EXERCISE DETAILS
Give a verbatim copy of the lines below, minus the pictures.

GIVEN DATA
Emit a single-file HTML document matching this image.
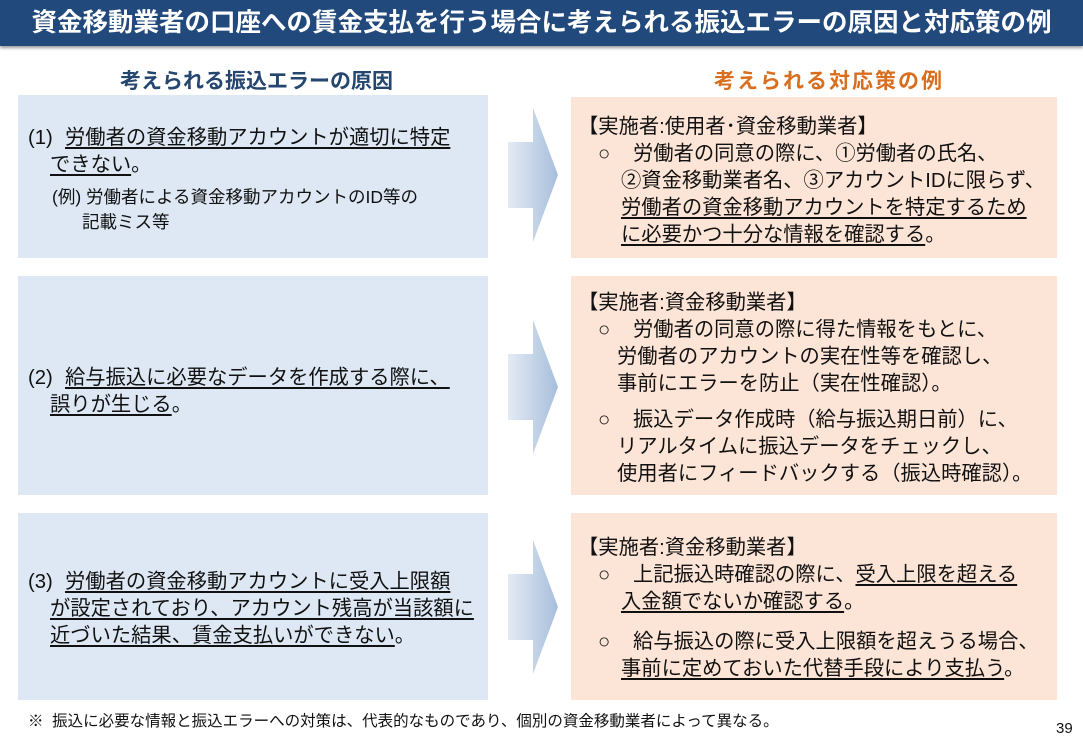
<!DOCTYPE html>
<html><head><meta charset="utf-8"><style>
body{margin:0;width:1083px;height:750px;background:#fff;position:relative;overflow:hidden;font-family:"Liberation Sans","Noto Sans CJK JP",sans-serif;color:#111}
.a{position:absolute;white-space:nowrap}
.title{left:0;top:0;width:1083px;height:46px;background:#21497c;color:#fff;font-size:25.5px;font-weight:bold;line-height:46px;text-align:center;box-shadow:0 2px 3px #999}
.lb{position:absolute;left:18px;width:470px;background:#dde8f4}
.rb{position:absolute;left:571px;width:486px;background:#fce4d6}
.t{font-size:20.3px;line-height:27px}
u{text-decoration:underline;text-underline-offset:3px}
.arrow{position:absolute;left:508px;width:50px;height:134px}
.c{font-size:17px}
</style></head><body>
<div class="a title">資金移動業者の口座への賃金支払を行う場合に考えられる振込エラーの原因と対応策の例</div>
<div class="a" style="left:120px;top:65px;font-size:21px;font-weight:bold;color:#24466f">考えられる振込エラーの原因</div>
<div class="a" style="left:714px;top:65px;font-size:21px;font-weight:bold;color:#d86e1e;letter-spacing:2px">考えられる対応策の例</div>

<div class="lb" style="top:95px;height:163px"></div>
<div class="lb" style="top:276px;height:219px"></div>
<div class="lb" style="top:513px;height:187px"></div>
<div class="rb" style="top:97px;height:161px"></div>
<div class="rb" style="top:276px;height:219px"></div>
<div class="rb" style="top:513px;height:187px"></div>

<svg class="arrow" style="top:108px" viewBox="0 0 50 134"><defs><linearGradient id="g" x1="0" x2="1"><stop offset="0" stop-color="#e4ebf4"/><stop offset="1" stop-color="#a6bedc"/></linearGradient></defs><polygon points="0,34 25,34 25,0 50,67 25,134 25,100 0,100" fill="url(#g)"/></svg>
<svg class="arrow" style="top:320px" viewBox="0 0 50 134"><polygon points="0,34 25,34 25,0 50,67 25,134 25,100 0,100" fill="url(#g)"/></svg>
<svg class="arrow" style="top:540px" viewBox="0 0 50 134"><polygon points="0,34 25,34 25,0 50,67 25,134 25,100 0,100" fill="url(#g)"/></svg>

<div class="a t" style="left:28px;top:125px">(1)</div>
<div class="a t" style="left:65px;top:125px"><u>労働者の資金移動アカウントが適切に特定</u></div>
<div class="a t" style="left:50px;top:152px"><u>できない</u>。</div>
<div class="a" style="left:52px;top:185px;font-size:17.5px;line-height:25px">(例) 労働者による資金移動アカウントのID等の</div>
<div class="a" style="left:82px;top:210px;font-size:17.5px;line-height:25px">記載ミス等</div>

<div class="a t" style="left:28px;top:365px">(2)</div>
<div class="a t" style="left:65px;top:365px"><u>給与振込に必要なデータを作成する際に、</u></div>
<div class="a t" style="left:50px;top:392px"><u>誤りが生じる</u>。</div>

<div class="a t" style="left:28px;top:569px">(3)</div>
<div class="a t" style="left:65px;top:569px"><u>労働者の資金移動アカウントに受入上限額</u></div>
<div class="a t" style="left:50px;top:596px"><u>が設定されており、アカウント残高が当該額に</u></div>
<div class="a t" style="left:50px;top:623px"><u>近づいた結果、賃金支払いができない</u>。</div>

<div class="a t" style="left:578px;top:114px">【実施者:使用者･資金移動業者】</div>
<div class="a t" style="left:598px;top:141px">○</div>
<div class="a t" style="left:633px;top:141px">労働者の同意の際に、①労働者の氏名、</div>
<div class="a t" style="left:621px;top:168px">②資金移動業者名、③アカウントIDに限らず、</div>
<div class="a t" style="left:621px;top:195px"><u>労働者の資金移動アカウントを特定するため</u></div>
<div class="a t" style="left:621px;top:222px"><u>に必要かつ十分な情報を確認する</u>。</div>

<div class="a t" style="left:578px;top:290px">【実施者:資金移動業者】</div>
<div class="a t" style="left:598px;top:317px">○</div>
<div class="a t" style="left:633px;top:317px">労働者の同意の際に得た情報をもとに、</div>
<div class="a t" style="left:617px;top:344px">労働者のアカウントの実在性等を確認し、</div>
<div class="a t" style="left:617px;top:371px">事前にエラーを防止（実在性確認）。</div>
<div class="a t" style="left:598px;top:407px">○</div>
<div class="a t" style="left:633px;top:407px">振込データ作成時（給与振込期日前）に、</div>
<div class="a t" style="left:617px;top:434px">リアルタイムに振込データをチェックし、</div>
<div class="a t" style="left:617px;top:461px">使用者にフィードバックする（振込時確認）。</div>

<div class="a t" style="left:578px;top:535px">【実施者:資金移動業者】</div>
<div class="a t" style="left:598px;top:562px">○</div>
<div class="a t" style="left:633px;top:562px">上記振込時確認の際に、<u>受入上限を超える</u></div>
<div class="a t" style="left:621px;top:589px"><u>入金額でないか確認する</u>。</div>
<div class="a t" style="left:598px;top:629px">○</div>
<div class="a t" style="left:633px;top:629px">給与振込の際に受入上限額を超えうる場合、</div>
<div class="a t" style="left:621px;top:656px"><u>事前に定めておいた代替手段により支払う</u>。</div>

<div class="a" style="left:28px;top:709px;font-size:15.5px">※&nbsp;&nbsp;振込に必要な情報と振込エラーへの対策は、代表的なものであり、個別の資金移動業者によって異なる。</div>
<div class="a" style="left:1056px;top:720px;font-size:15px">39</div>
</body></html>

SOLUTION TO THE PROBLEM
Emit a single-file HTML document matching this image.
<!DOCTYPE html>
<html><head><meta charset="utf-8"><style>
body{margin:0;width:1083px;height:750px;background:#fff;position:relative;overflow:hidden;font-family:"Liberation Sans","Noto Sans CJK JP",sans-serif;color:#111}
.a{position:absolute;white-space:nowrap}
.title{left:0;top:0;width:1083px;height:46px;background:#21497c;color:#fff;font-size:25.5px;font-weight:bold;line-height:46px;text-align:center;box-shadow:0 2px 3px #999}
.lb{position:absolute;left:18px;width:470px;background:#dde8f4}
.rb{position:absolute;left:571px;width:486px;background:#fce4d6}
.t{font-size:20.3px;line-height:27px}
u{text-decoration:underline;text-underline-offset:3px}
.arrow{position:absolute;left:508px;width:50px;height:134px}
.c{font-size:17px}
</style></head><body>
<div class="a title">資金移動業者の口座への賃金支払を行う場合に考えられる振込エラーの原因と対応策の例</div>
<div class="a" style="left:120px;top:65px;font-size:21px;font-weight:bold;color:#24466f">考えられる振込エラーの原因</div>
<div class="a" style="left:714px;top:65px;font-size:21px;font-weight:bold;color:#d86e1e;letter-spacing:2px">考えられる対応策の例</div>

<div class="lb" style="top:95px;height:163px"></div>
<div class="lb" style="top:276px;height:219px"></div>
<div class="lb" style="top:513px;height:187px"></div>
<div class="rb" style="top:97px;height:161px"></div>
<div class="rb" style="top:276px;height:219px"></div>
<div class="rb" style="top:513px;height:187px"></div>

<svg class="arrow" style="top:108px" viewBox="0 0 50 134"><defs><linearGradient id="g" x1="0" x2="1"><stop offset="0" stop-color="#e4ebf4"/><stop offset="1" stop-color="#a6bedc"/></linearGradient></defs><polygon points="0,34 25,34 25,0 50,67 25,134 25,100 0,100" fill="url(#g)"/></svg>
<svg class="arrow" style="top:320px" viewBox="0 0 50 134"><polygon points="0,34 25,34 25,0 50,67 25,134 25,100 0,100" fill="url(#g)"/></svg>
<svg class="arrow" style="top:540px" viewBox="0 0 50 134"><polygon points="0,34 25,34 25,0 50,67 25,134 25,100 0,100" fill="url(#g)"/></svg>

<div class="a t" style="left:28px;top:125px">(1)</div>
<div class="a t" style="left:65px;top:125px"><u>労働者の資金移動アカウントが適切に特定</u></div>
<div class="a t" style="left:50px;top:152px"><u>できない</u>。</div>
<div class="a" style="left:52px;top:185px;font-size:17.5px;line-height:25px">(例) 労働者による資金移動アカウントのID等の</div>
<div class="a" style="left:82px;top:210px;font-size:17.5px;line-height:25px">記載ミス等</div>

<div class="a t" style="left:28px;top:365px">(2)</div>
<div class="a t" style="left:65px;top:365px"><u>給与振込に必要なデータを作成する際に、</u></div>
<div class="a t" style="left:50px;top:392px"><u>誤りが生じる</u>。</div>

<div class="a t" style="left:28px;top:569px">(3)</div>
<div class="a t" style="left:65px;top:569px"><u>労働者の資金移動アカウントに受入上限額</u></div>
<div class="a t" style="left:50px;top:596px"><u>が設定されており、アカウント残高が当該額に</u></div>
<div class="a t" style="left:50px;top:623px"><u>近づいた結果、賃金支払いができない</u>。</div>

<div class="a t" style="left:578px;top:114px">【実施者:使用者･資金移動業者】</div>
<div class="a t" style="left:598px;top:141px">○</div>
<div class="a t" style="left:633px;top:141px">労働者の同意の際に、①労働者の氏名、</div>
<div class="a t" style="left:621px;top:168px">②資金移動業者名、③アカウントIDに限らず、</div>
<div class="a t" style="left:621px;top:195px"><u>労働者の資金移動アカウントを特定するため</u></div>
<div class="a t" style="left:621px;top:222px"><u>に必要かつ十分な情報を確認する</u>。</div>

<div class="a t" style="left:578px;top:290px">【実施者:資金移動業者】</div>
<div class="a t" style="left:598px;top:317px">○</div>
<div class="a t" style="left:633px;top:317px">労働者の同意の際に得た情報をもとに、</div>
<div class="a t" style="left:617px;top:344px">労働者のアカウントの実在性等を確認し、</div>
<div class="a t" style="left:617px;top:371px">事前にエラーを防止（実在性確認）。</div>
<div class="a t" style="left:598px;top:407px">○</div>
<div class="a t" style="left:633px;top:407px">振込データ作成時（給与振込期日前）に、</div>
<div class="a t" style="left:617px;top:434px">リアルタイムに振込データをチェックし、</div>
<div class="a t" style="left:617px;top:461px">使用者にフィードバックする（振込時確認）。</div>

<div class="a t" style="left:578px;top:535px">【実施者:資金移動業者】</div>
<div class="a t" style="left:598px;top:562px">○</div>
<div class="a t" style="left:633px;top:562px">上記振込時確認の際に、<u>受入上限を超える</u></div>
<div class="a t" style="left:621px;top:589px"><u>入金額でないか確認する</u>。</div>
<div class="a t" style="left:598px;top:629px">○</div>
<div class="a t" style="left:633px;top:629px">給与振込の際に受入上限額を超えうる場合、</div>
<div class="a t" style="left:621px;top:656px"><u>事前に定めておいた代替手段により支払う</u>。</div>

<div class="a" style="left:28px;top:709px;font-size:15.5px">※&nbsp;&nbsp;振込に必要な情報と振込エラーへの対策は、代表的なものであり、個別の資金移動業者によって異なる。</div>
<div class="a" style="left:1056px;top:720px;font-size:15px">39</div>
</body></html>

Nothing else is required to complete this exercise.